Inside Tolkien’s Notebooks, Ottessa Moshfegh’s Letter to Trump, and More

by
Staff
7.13.18

Every day Poets & Writers Magazine scans the headlines—from publishing reports to academic announcements to literary dispatches—for all the news that creative writers need to know. Here are today’s stories:

The New York Times peeks inside J. R. R. Tolkien’s notebooks to get a look at how the famed fantasy writer meticulously developed his five Elvish languages.

“Because you seem to know, too, that reality is flexible, that you can bend it with your mind and words, at least sometimes.” Ottessa Moshfegh pens a letter to Donald Trump. (Western)

More than thirty debut authors have joined together to launch Authors for Families, a fundraising initiative to help organizations working to reunite immigrant families separated at the border. (Publishers Weekly)

“I think the book is really staking a claim of the right of trans and gender non-conforming people to write speculative fiction.
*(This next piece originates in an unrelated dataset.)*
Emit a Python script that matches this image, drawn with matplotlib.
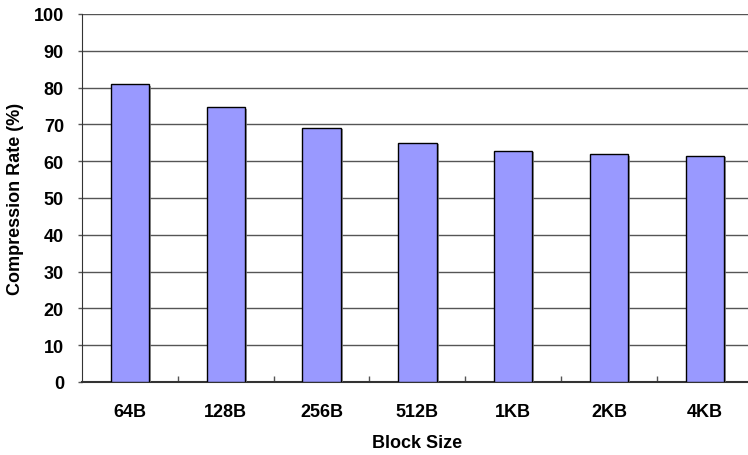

To fictionalize instead of being subjected to certain kinds of demands that intersect with a very bad history of treating trans people like case histories.” Jordy Rosenberg talks with Barnes and Noble Review about his debut novel, Confessions of the Fox.

Read more about the people who helped bring Rosenberg’s book into the world in “The Business of Relationships: How Authors, Agents, Editors, Booksellers, and Publicists Work Together to Reach Readers.” (Poets & Writers)

Washington Post book critic Ron Charles makes a case for authors to respond publicly to reviews of their books.

“As things heat up, toss in a third calamity.” Kate Christensen, whose latest novel, The Last Cruise, came out this week, offers a recipe for “how to create the perfect storm in a novel.” (Signature Reads)

“Books require that people recount their emotions; documentaries require that people bare the same emotions in front of a film crew.” Writer Andrew Solomon describes watching his book about parenting, Far From the Tree: Parents, Children, and the Search for Identity, being adapted into a documentary. (New York Times)

The Guardian considers the writing of musician Florence Welch, who recently published a book of lyrics and poetry, Useless Magic.